* [Required task] Give the listing again character for character, but drop the images.

* [Collected material]

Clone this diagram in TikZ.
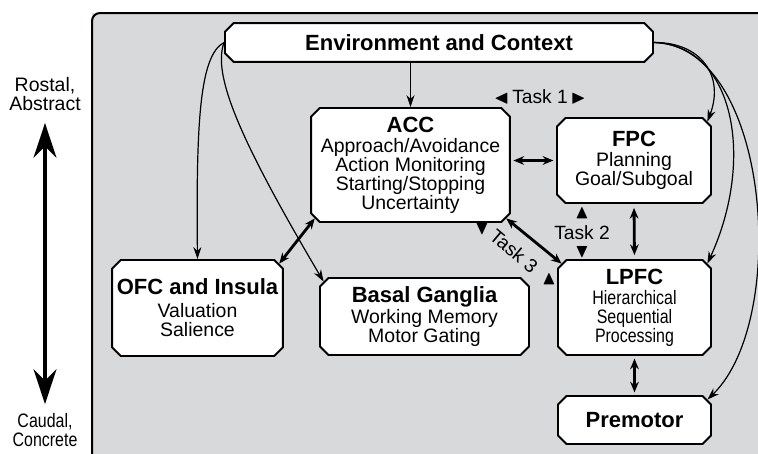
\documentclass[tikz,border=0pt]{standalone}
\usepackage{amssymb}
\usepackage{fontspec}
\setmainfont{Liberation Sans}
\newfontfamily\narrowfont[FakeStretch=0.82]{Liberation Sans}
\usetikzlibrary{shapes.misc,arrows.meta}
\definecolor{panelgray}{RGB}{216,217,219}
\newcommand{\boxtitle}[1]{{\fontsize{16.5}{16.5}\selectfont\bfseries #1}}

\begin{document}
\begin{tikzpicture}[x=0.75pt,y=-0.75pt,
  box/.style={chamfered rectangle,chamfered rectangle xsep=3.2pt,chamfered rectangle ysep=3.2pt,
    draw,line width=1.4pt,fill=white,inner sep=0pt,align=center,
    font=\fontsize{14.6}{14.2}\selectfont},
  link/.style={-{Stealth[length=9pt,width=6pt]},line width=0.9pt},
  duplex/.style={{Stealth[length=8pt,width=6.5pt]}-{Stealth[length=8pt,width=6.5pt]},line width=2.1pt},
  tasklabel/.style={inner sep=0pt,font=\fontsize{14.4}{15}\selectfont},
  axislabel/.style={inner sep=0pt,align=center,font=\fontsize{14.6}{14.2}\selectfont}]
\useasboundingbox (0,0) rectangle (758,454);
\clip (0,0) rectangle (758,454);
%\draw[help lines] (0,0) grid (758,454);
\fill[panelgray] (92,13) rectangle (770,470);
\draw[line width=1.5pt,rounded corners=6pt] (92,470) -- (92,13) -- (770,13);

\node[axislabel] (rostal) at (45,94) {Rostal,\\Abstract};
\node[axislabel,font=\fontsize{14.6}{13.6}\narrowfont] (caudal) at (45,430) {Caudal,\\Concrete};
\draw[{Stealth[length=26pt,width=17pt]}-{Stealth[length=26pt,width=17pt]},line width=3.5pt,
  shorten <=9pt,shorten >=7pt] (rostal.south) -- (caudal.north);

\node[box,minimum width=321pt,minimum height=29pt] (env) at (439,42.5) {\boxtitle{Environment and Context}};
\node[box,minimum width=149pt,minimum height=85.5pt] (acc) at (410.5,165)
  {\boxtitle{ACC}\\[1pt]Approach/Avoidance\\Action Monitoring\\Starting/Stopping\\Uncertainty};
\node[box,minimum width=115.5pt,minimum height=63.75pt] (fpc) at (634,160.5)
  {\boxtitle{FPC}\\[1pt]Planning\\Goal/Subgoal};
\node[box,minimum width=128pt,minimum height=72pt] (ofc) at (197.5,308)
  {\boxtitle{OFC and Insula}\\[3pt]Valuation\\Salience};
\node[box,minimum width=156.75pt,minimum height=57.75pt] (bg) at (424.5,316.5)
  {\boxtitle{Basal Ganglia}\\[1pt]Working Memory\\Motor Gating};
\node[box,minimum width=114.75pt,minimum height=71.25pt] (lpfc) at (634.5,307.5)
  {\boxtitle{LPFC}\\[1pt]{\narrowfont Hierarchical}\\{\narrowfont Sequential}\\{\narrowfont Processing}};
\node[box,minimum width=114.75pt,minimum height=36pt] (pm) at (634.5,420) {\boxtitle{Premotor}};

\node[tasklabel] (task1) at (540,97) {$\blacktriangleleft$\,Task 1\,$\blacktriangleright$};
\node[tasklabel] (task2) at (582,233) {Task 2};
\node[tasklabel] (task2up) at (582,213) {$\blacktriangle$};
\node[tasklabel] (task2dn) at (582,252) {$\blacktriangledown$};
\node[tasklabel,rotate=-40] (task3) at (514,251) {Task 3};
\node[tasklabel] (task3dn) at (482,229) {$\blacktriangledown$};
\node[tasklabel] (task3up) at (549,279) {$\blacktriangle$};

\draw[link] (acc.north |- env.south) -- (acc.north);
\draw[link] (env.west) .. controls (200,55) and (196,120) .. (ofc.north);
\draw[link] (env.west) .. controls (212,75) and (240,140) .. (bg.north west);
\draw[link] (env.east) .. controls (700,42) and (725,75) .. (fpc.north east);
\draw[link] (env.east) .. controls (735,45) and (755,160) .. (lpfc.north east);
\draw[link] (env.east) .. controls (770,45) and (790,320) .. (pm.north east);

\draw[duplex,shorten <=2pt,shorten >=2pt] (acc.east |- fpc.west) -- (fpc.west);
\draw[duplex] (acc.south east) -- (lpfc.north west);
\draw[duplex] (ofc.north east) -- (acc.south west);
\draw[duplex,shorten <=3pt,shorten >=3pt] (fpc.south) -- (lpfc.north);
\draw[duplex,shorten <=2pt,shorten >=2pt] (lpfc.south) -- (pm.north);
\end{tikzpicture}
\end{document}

* [Response to this task]
Clone this diagram in TikZ.
\documentclass[tikz,border=0pt]{standalone}
\usepackage{amssymb}
\usepackage{fontspec}
\setmainfont{Liberation Sans}
\newfontfamily\narrowfont[FakeStretch=0.82]{Liberation Sans}
\usetikzlibrary{shapes.misc,arrows.meta}
\definecolor{panelgray}{RGB}{216,217,219}
\newcommand{\boxtitle}[1]{{\fontsize{16.5}{16.5}\selectfont\bfseries #1}}

\begin{document}
\begin{tikzpicture}[x=0.75pt,y=-0.75pt,
  box/.style={chamfered rectangle,chamfered rectangle xsep=3.2pt,chamfered rectangle ysep=3.2pt,
    draw,line width=1.4pt,fill=white,inner sep=0pt,align=center,
    font=\fontsize{14.6}{14.2}\selectfont},
  link/.style={-{Stealth[length=9pt,width=6pt]},line width=0.9pt},
  duplex/.style={{Stealth[length=8pt,width=6.5pt]}-{Stealth[length=8pt,width=6.5pt]},line width=2.1pt},
  tasklabel/.style={inner sep=0pt,font=\fontsize{14.4}{15}\selectfont},
  axislabel/.style={inner sep=0pt,align=center,font=\fontsize{14.6}{14.2}\selectfont}]
\useasboundingbox (0,0) rectangle (758,454);
\clip (0,0) rectangle (758,454);
%\draw[help lines] (0,0) grid (758,454);
\fill[panelgray] (92,13) rectangle (770,470);
\draw[line width=1.5pt,rounded corners=6pt] (92,470) -- (92,13) -- (770,13);

\node[axislabel] (rostal) at (45,94) {Rostal,\\Abstract};
\node[axislabel,font=\fontsize{14.6}{13.6}\narrowfont] (caudal) at (45,430) {Caudal,\\Concrete};
\draw[{Stealth[length=26pt,width=17pt]}-{Stealth[length=26pt,width=17pt]},line width=3.5pt,
  shorten <=9pt,shorten >=7pt] (rostal.south) -- (caudal.north);

\node[box,minimum width=321pt,minimum height=29pt] (env) at (439,42.5) {\boxtitle{Environment and Context}};
\node[box,minimum width=149pt,minimum height=85.5pt] (acc) at (410.5,165)
  {\boxtitle{ACC}\\[1pt]Approach/Avoidance\\Action Monitoring\\Starting/Stopping\\Uncertainty};
\node[box,minimum width=115.5pt,minimum height=63.75pt] (fpc) at (634,160.5)
  {\boxtitle{FPC}\\[1pt]Planning\\Goal/Subgoal};
\node[box,minimum width=128pt,minimum height=72pt] (ofc) at (197.5,308)
  {\boxtitle{OFC and Insula}\\[3pt]Valuation\\Salience};
\node[box,minimum width=156.75pt,minimum height=57.75pt] (bg) at (424.5,316.5)
  {\boxtitle{Basal Ganglia}\\[1pt]Working Memory\\Motor Gating};
\node[box,minimum width=114.75pt,minimum height=71.25pt] (lpfc) at (634.5,307.5)
  {\boxtitle{LPFC}\\[1pt]{\narrowfont Hierarchical}\\{\narrowfont Sequential}\\{\narrowfont Processing}};
\node[box,minimum width=114.75pt,minimum height=36pt] (pm) at (634.5,420) {\boxtitle{Premotor}};

\node[tasklabel] (task1) at (540,97) {$\blacktriangleleft$\,Task 1\,$\blacktriangleright$};
\node[tasklabel] (task2) at (582,233) {Task 2};
\node[tasklabel] (task2up) at (582,213) {$\blacktriangle$};
\node[tasklabel] (task2dn) at (582,252) {$\blacktriangledown$};
\node[tasklabel,rotate=-40] (task3) at (514,251) {Task 3};
\node[tasklabel] (task3dn) at (482,229) {$\blacktriangledown$};
\node[tasklabel] (task3up) at (549,279) {$\blacktriangle$};

\draw[link] (acc.north |- env.south) -- (acc.north);
\draw[link] (env.west) .. controls (200,55) and (196,120) .. (ofc.north);
\draw[link] (env.west) .. controls (212,75) and (240,140) .. (bg.north west);
\draw[link] (env.east) .. controls (700,42) and (725,75) .. (fpc.north east);
\draw[link] (env.east) .. controls (735,45) and (755,160) .. (lpfc.north east);
\draw[link] (env.east) .. controls (770,45) and (790,320) .. (pm.north east);

\draw[duplex,shorten <=2pt,shorten >=2pt] (acc.east |- fpc.west) -- (fpc.west);
\draw[duplex] (acc.south east) -- (lpfc.north west);
\draw[duplex] (ofc.north east) -- (acc.south west);
\draw[duplex,shorten <=3pt,shorten >=3pt] (fpc.south) -- (lpfc.north);
\draw[duplex,shorten <=2pt,shorten >=2pt] (lpfc.south) -- (pm.north);
\end{tikzpicture}
\end{document}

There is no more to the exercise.